**TO DO**
Gather all lines in the data that hold the string "size".
— Begin —
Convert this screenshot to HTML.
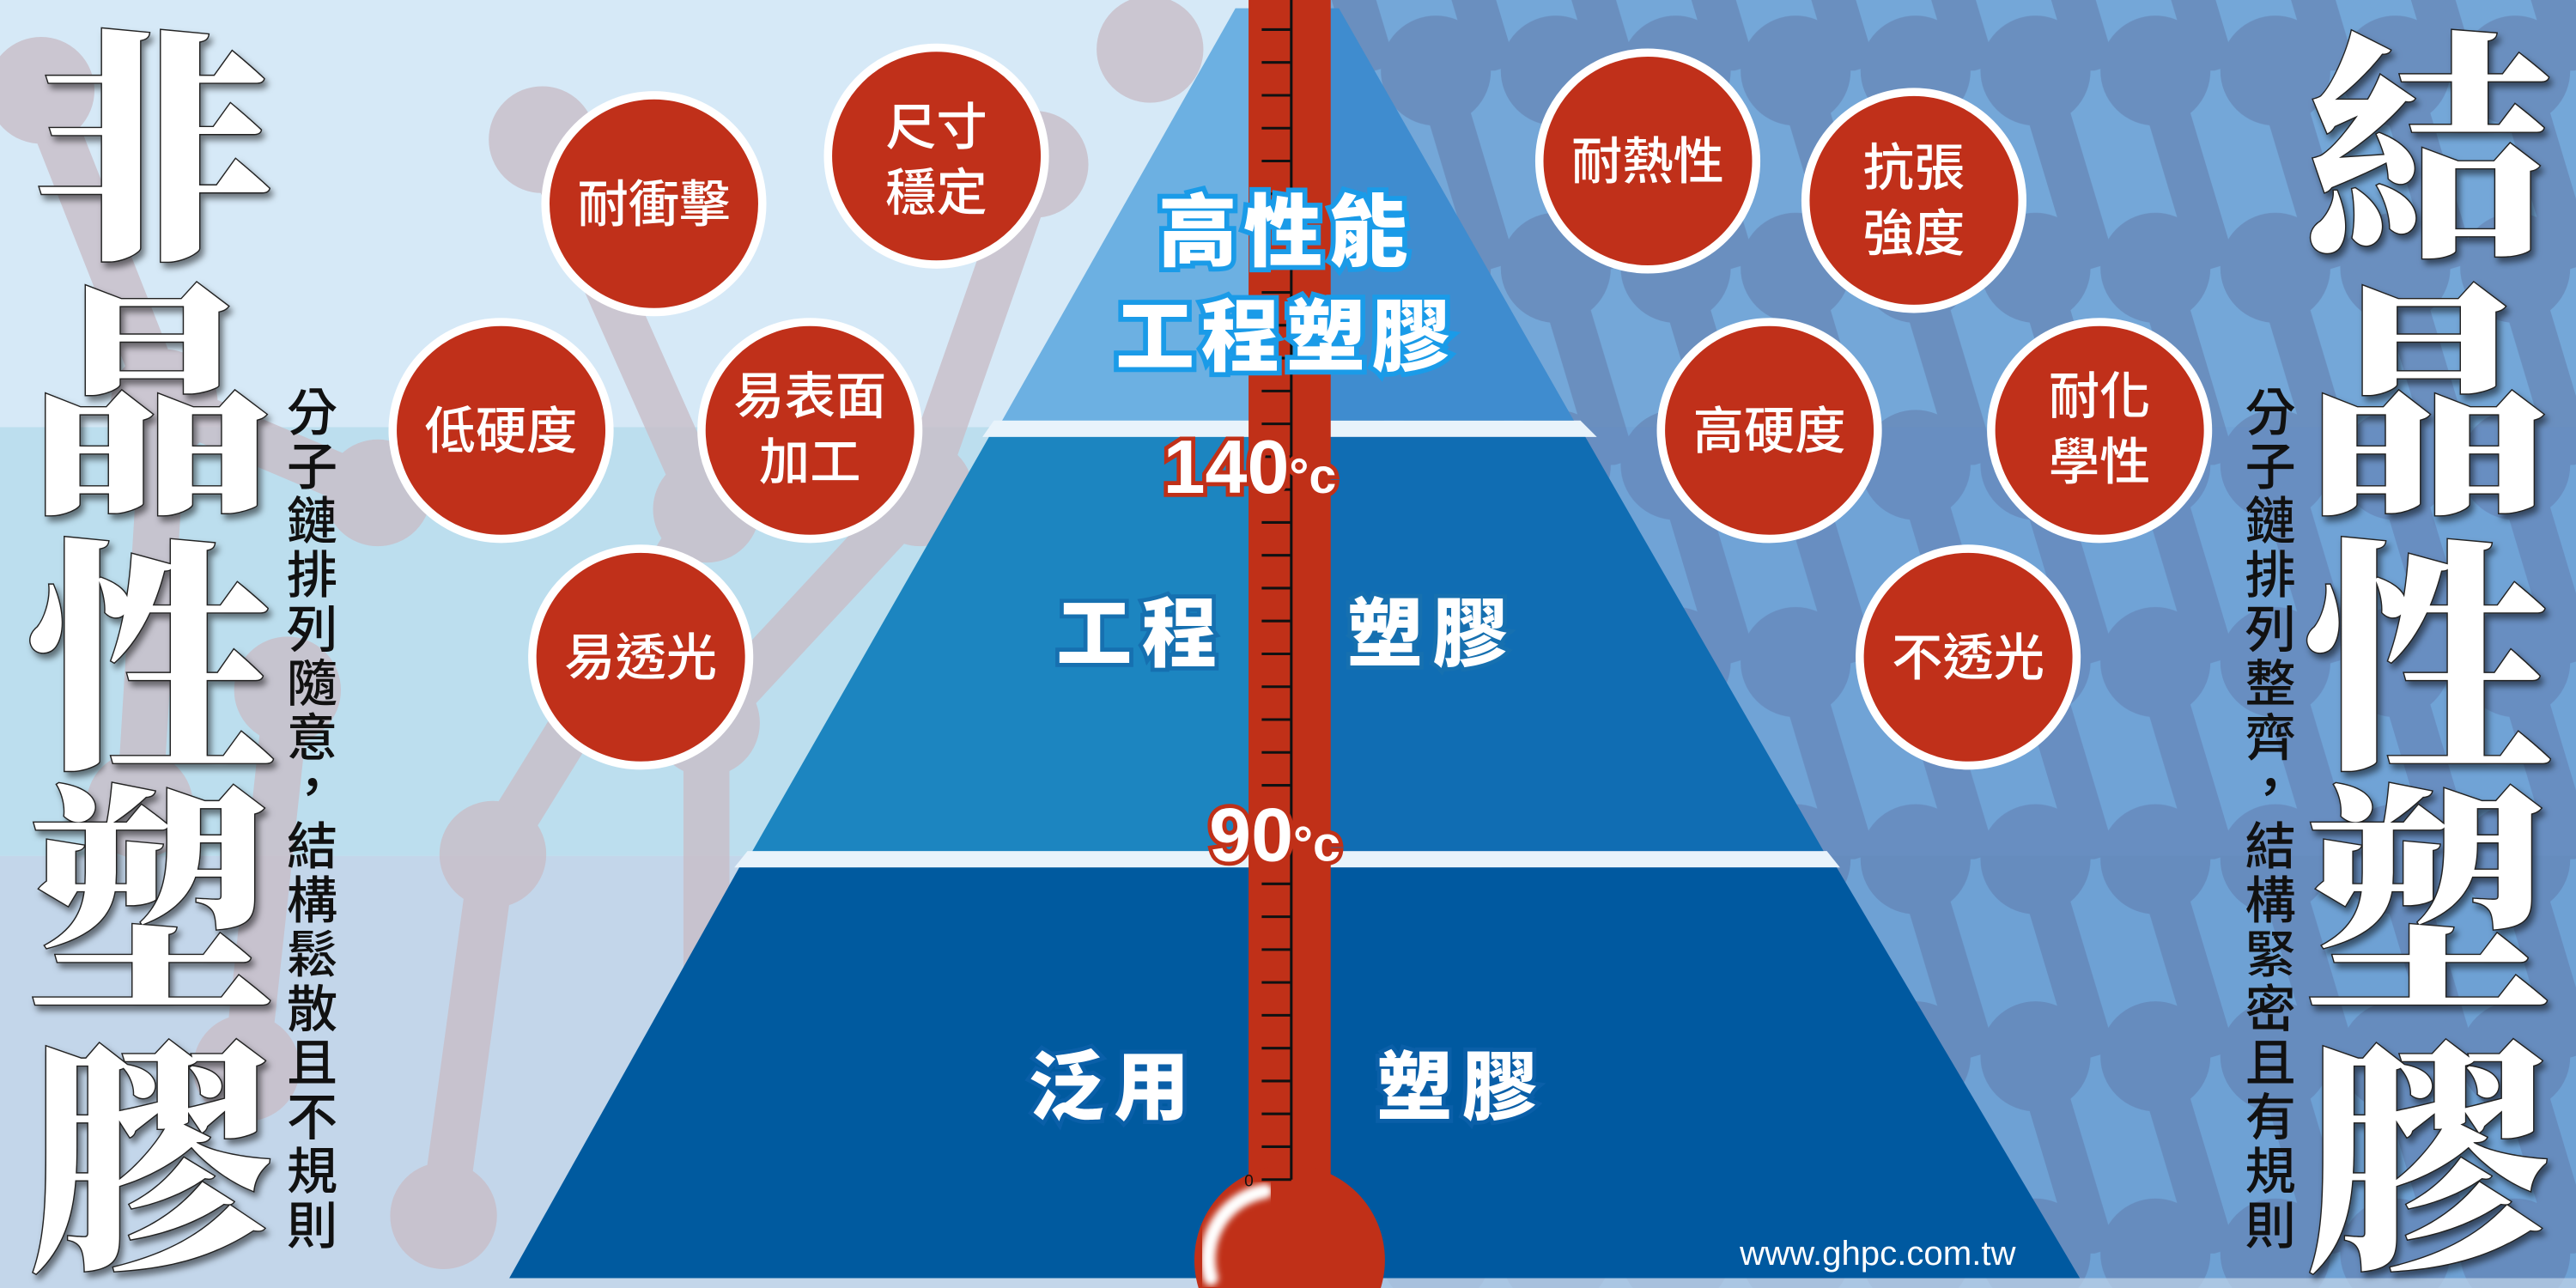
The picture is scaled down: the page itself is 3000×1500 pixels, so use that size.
<!DOCTYPE html>
<html><head><meta charset="utf-8"><style>
html,body{margin:0;padding:0;background:#d6e9f7;width:3000px;height:1500px;overflow:hidden}
svg{display:block}
.big{font-family:"Noto Serif CJK SC","Noto Sans CJK TC",serif;font-weight:900;fill:#fff;stroke:#222;stroke-width:1.5;paint-order:stroke;filter:url(#sh)}
.sm{font-family:"Liberation Sans","Noto Sans CJK TC",sans-serif;font-size:31px;fill:#111;font-weight:500}
.ct{font-family:"Liberation Sans","Noto Sans CJK TC",sans-serif;font-size:31px;fill:#fff;text-anchor:middle;font-weight:500}
.py{font-family:"Liberation Sans","Noto Sans CJK TC",sans-serif;font-weight:900;fill:#fff;paint-order:stroke;text-anchor:middle}
</style></head><body>
<svg width="3000" height="1500" viewBox="0 0 1568 784" xmlns="http://www.w3.org/2000/svg">
<defs>
<filter id="sh" x="-20%" y="-20%" width="140%" height="140%"><feDropShadow dx="2" dy="3" stdDeviation="2" flood-color="#000" flood-opacity="0.5"/></filter>
<filter id="bl"><feGaussianBlur stdDeviation="2"/></filter>
<pattern id="pr" x="1239" y="43" width="73" height="240" patternUnits="userSpaceOnUse">
 <g fill="#6a8fbf" stroke="#6a8fbf">
 <circle cx="0" cy="0" r="33"/><circle cx="73" cy="0" r="33"/>
 <circle cx="0" cy="120" r="33"/><circle cx="73" cy="120" r="33"/>
 <circle cx="0" cy="240" r="33"/><circle cx="73" cy="240" r="33"/>
 <line x1="0" y1="0" x2="36" y2="120" stroke-width="26"/>
 <line x1="73" y1="0" x2="109" y2="120" stroke-width="26"/>
 <line x1="-73" y1="0" x2="-37" y2="120" stroke-width="26"/>
 <line x1="0" y1="120" x2="36" y2="240" stroke-width="26"/>
 <line x1="-73" y1="120" x2="-37" y2="240" stroke-width="26"/>
 <line x1="73" y1="120" x2="109" y2="240" stroke-width="26"/>
 </g>
</pattern>
</defs>
<rect x="0" y="0" width="784" height="260" fill="#d6e9f7"/>
<rect x="0" y="260" width="784" height="261" fill="#bcdeee"/>
<rect x="0" y="521" width="784" height="263" fill="#c3d6ea"/>
<rect x="784" y="0" width="784" height="784" fill="#74a7d8"/>
<rect x="784" y="0" width="784" height="784" fill="url(#pr)"/>
<rect x="784" y="260" width="784" height="261" fill="#5c8fd0" opacity="0.15"/>
<rect x="784" y="521" width="784" height="263" fill="#4a7fc0" opacity="0.12"/>
<g fill="#c9bec8" stroke="#c9bec8" opacity="0.8" stroke-linecap="round">
 <g stroke-width="28">
 <line x1="25" y1="55" x2="100" y2="245"/><line x1="100" y1="245" x2="85" y2="490"/>
 <line x1="330" y1="85" x2="430" y2="310"/><line x1="430" y1="310" x2="300" y2="520"/>
 <line x1="300" y1="520" x2="270" y2="740"/><line x1="630" y1="100" x2="560" y2="300"/>
 <line x1="560" y1="300" x2="430" y2="440"/><line x1="430" y1="440" x2="430" y2="640"/>
 <line x1="150" y1="650" x2="175" y2="420"/><line x1="555" y1="420" x2="520" y2="620"/>
 <line x1="640" y1="420" x2="690" y2="600"/><line x1="100" y1="245" x2="230" y2="300"/>
 </g>
 <circle cx="25" cy="55" r="32"/><circle cx="330" cy="85" r="32"/><circle cx="100" cy="245" r="32"/>
 <circle cx="430" cy="310" r="32"/><circle cx="85" cy="490" r="32"/><circle cx="300" cy="520" r="32"/>
 <circle cx="270" cy="740" r="32"/><circle cx="630" cy="100" r="32"/><circle cx="560" cy="300" r="32"/>
 <circle cx="430" cy="440" r="32"/><circle cx="430" cy="640" r="32"/><circle cx="150" cy="650" r="32"/>
 <circle cx="175" cy="420" r="32"/><circle cx="520" cy="620" r="32"/><circle cx="640" cy="420" r="32"/>
 <circle cx="690" cy="600" r="32"/><circle cx="230" cy="300" r="32"/><circle cx="700" cy="30" r="32"/>
</g>
<polygon points="605,256 962,256 972,266 598,266" fill="#e8f3fb"/>
<polygon points="455,518 1112,518 1120,528 447,528" fill="#e8f3fb"/>
<polygon points="752,5 785,5 785,256 610,256" fill="#6cb0e2"/>
<polygon points="785,5 815,5 958,256 785,256" fill="#3f8ccf"/>
<polygon points="602,266 785,266 785,518 458,518" fill="#1c85c0"/>
<polygon points="785,266 965,266 1110,518 785,518" fill="#106db3"/>
<polygon points="450,528 785,528 785,778 310,778" fill="#005a9f"/>
<polygon points="785,528 1118,528 1266,778 785,778" fill="#0059a0"/>
<rect x="0" y="778" width="1568" height="6" fill="#c3d6ea" opacity="0.7"/>
<rect x="760" y="0" width="50" height="730" fill="#c03018"/>
<circle cx="785" cy="767" r="58" fill="#c03018"/>
<path d="M770 725 A42 42 0 0 0 737 778" fill="none" stroke="#fff" stroke-width="9" stroke-linecap="round" filter="url(#bl)"/>
<g stroke="#111" stroke-width="1.6">
<line x1="786" y1="0" x2="786" y2="718"/>
<line x1="768" y1="718" x2="786" y2="718"/>
<line x1="768" y1="698" x2="786" y2="698"/><line x1="768" y1="678" x2="786" y2="678"/>
<line x1="768" y1="658" x2="786" y2="658"/><line x1="768" y1="638" x2="786" y2="638"/>
<line x1="768" y1="618" x2="786" y2="618"/><line x1="768" y1="598" x2="786" y2="598"/>
<line x1="768" y1="578" x2="786" y2="578"/><line x1="768" y1="558" x2="786" y2="558"/>
<line x1="768" y1="538" x2="786" y2="538"/><line x1="768" y1="518" x2="786" y2="518"/>
<line x1="768" y1="498" x2="786" y2="498"/><line x1="768" y1="478" x2="786" y2="478"/>
<line x1="768" y1="458" x2="786" y2="458"/><line x1="768" y1="438" x2="786" y2="438"/>
<line x1="768" y1="418" x2="786" y2="418"/><line x1="768" y1="398" x2="786" y2="398"/>
<line x1="768" y1="378" x2="786" y2="378"/><line x1="768" y1="358" x2="786" y2="358"/>
<line x1="768" y1="338" x2="786" y2="338"/><line x1="768" y1="318" x2="786" y2="318"/>
<line x1="768" y1="298" x2="786" y2="298"/><line x1="768" y1="278" x2="786" y2="278"/>
<line x1="768" y1="258" x2="786" y2="258"/><line x1="768" y1="238" x2="786" y2="238"/>
<line x1="768" y1="218" x2="786" y2="218"/><line x1="768" y1="198" x2="786" y2="198"/>
<line x1="768" y1="178" x2="786" y2="178"/><line x1="768" y1="158" x2="786" y2="158"/>
<line x1="768" y1="138" x2="786" y2="138"/><line x1="768" y1="118" x2="786" y2="118"/>
<line x1="768" y1="98" x2="786" y2="98"/><line x1="768" y1="78" x2="786" y2="78"/>
<line x1="768" y1="58" x2="786" y2="58"/><line x1="768" y1="38" x2="786" y2="38"/>
<line x1="768" y1="18" x2="786" y2="18"/>
</g>
<text x="763" y="722" font-family="Liberation Sans" font-size="10" fill="#111" text-anchor="end">0</text>
<g font-family="Liberation Sans,sans-serif" font-weight="700" fill="#fff" stroke="#c03018" stroke-width="5" paint-order="stroke">
<text x="708" y="300" font-size="46">140<tspan font-size="30">°c</tspan></text>
<text x="736" y="524" font-size="46">90<tspan font-size="30">°c</tspan></text>
</g>
<g class="py" stroke="#1a9be8" stroke-width="6" font-size="48" letter-spacing="4">
<text x="783" y="158">高性能</text>
<text x="783" y="222">工程塑膠</text>
</g>
<g class="py" stroke="#1670b0" stroke-width="5" font-size="46" letter-spacing="6">
<text x="695" y="402">工程</text><text x="872" y="402">塑膠</text>
</g>
<g class="py" stroke="#0a5fa8" stroke-width="5" font-size="46" letter-spacing="6">
<text x="678" y="678">泛用</text><text x="890" y="678">塑膠</text>
</g>
<g fill="#c0301a" stroke="#fff" stroke-width="5">
<circle cx="398" cy="124" r="66"/><circle cx="570" cy="95" r="66"/>
<circle cx="305" cy="262" r="66"/><circle cx="493" cy="262" r="66"/>
<circle cx="390" cy="400" r="66"/>
<circle cx="1003" cy="98" r="66"/><circle cx="1165" cy="122" r="66"/>
<circle cx="1077" cy="262" r="66"/><circle cx="1278" cy="262" r="66"/>
<circle cx="1198" cy="400" r="66"/>
</g>
<g class="ct">
<text x="398" y="135">耐衝擊</text>
<text x="570" y="88">尺寸</text><text x="570" y="128">穩定</text>
<text x="305" y="273">低硬度</text>
<text x="493" y="252">易表面</text><text x="493" y="292">加工</text>
<text x="390" y="411">易透光</text>
<text x="1003" y="109">耐熱性</text>
<text x="1165" y="113">抗張</text><text x="1165" y="153">強度</text>
<text x="1077" y="273">高硬度</text>
<text x="1278" y="252">耐化</text><text x="1278" y="292">學性</text>
<text x="1198" y="411">不透光</text>
</g>
<g class="big" font-size="150" text-anchor="middle">
<text x="92" y="145">非</text><text x="92" y="300">晶</text><text x="92" y="455">性</text>
<text x="92" y="605">塑</text><text x="92" y="760">膠</text>
<text x="1478" y="145">結</text><text x="1478" y="300">晶</text><text x="1478" y="455">性</text>
<text x="1478" y="605">塑</text><text x="1478" y="760">膠</text>
</g>
<g class="sm" text-anchor="middle">
<text x="190" y="262">分</text><text x="190" y="295">子</text><text x="190" y="328">鏈</text>
<text x="190" y="361">排</text><text x="190" y="394">列</text><text x="190" y="427">隨</text>
<text x="190" y="460">意</text><text x="190" y="490">，</text><text x="190" y="526">結</text>
<text x="190" y="559">構</text><text x="190" y="592">鬆</text><text x="190" y="625">散</text>
<text x="190" y="658">且</text><text x="190" y="691">不</text><text x="190" y="724">規</text>
<text x="190" y="757">則</text>
<text x="1382" y="262">分</text><text x="1382" y="295">子</text><text x="1382" y="328">鏈</text>
<text x="1382" y="361">排</text><text x="1382" y="394">列</text><text x="1382" y="427">整</text>
<text x="1382" y="460">齊</text><text x="1382" y="490">，</text><text x="1382" y="526">結</text>
<text x="1382" y="559">構</text><text x="1382" y="592">緊</text><text x="1382" y="625">密</text>
<text x="1382" y="658">且</text><text x="1382" y="691">有</text><text x="1382" y="724">規</text>
<text x="1382" y="757">則</text>
</g>
<text x="1143" y="770" font-family="Liberation Sans,sans-serif" font-size="21" fill="#fff" text-anchor="middle">www.ghpc.com.tw</text>
</svg>
</body></html>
— End —
**EXERCISE ANSWER**
The picture is scaled down: the page itself is 3000×1500 pixels, so use that size.
.sm{font-family:"Liberation Sans","Noto Sans CJK TC",sans-serif;font-size:31px;fill:#111;font-weight:500}
.ct{font-family:"Liberation Sans","Noto Sans CJK TC",sans-serif;font-size:31px;fill:#fff;text-anchor:middle;font-weight:500}
<text x="763" y="722" font-family="Liberation Sans" font-size="10" fill="#111" text-anchor="end">0</text>
<text x="708" y="300" font-size="46">140<tspan font-size="30">°c</tspan></text>
<text x="736" y="524" font-size="46">90<tspan font-size="30">°c</tspan></text>
<g class="py" stroke="#1a9be8" stroke-width="6" font-size="48" letter-spacing="4">
<g class="py" stroke="#1670b0" stroke-width="5" font-size="46" letter-spacing="6">
<g class="py" stroke="#0a5fa8" stroke-width="5" font-size="46" letter-spacing="6">
<g class="big" font-size="150" text-anchor="middle">
<text x="1143" y="770" font-family="Liberation Sans,sans-serif" font-size="21" fill="#fff" text-anchor="middle">www.ghpc.com.tw</text>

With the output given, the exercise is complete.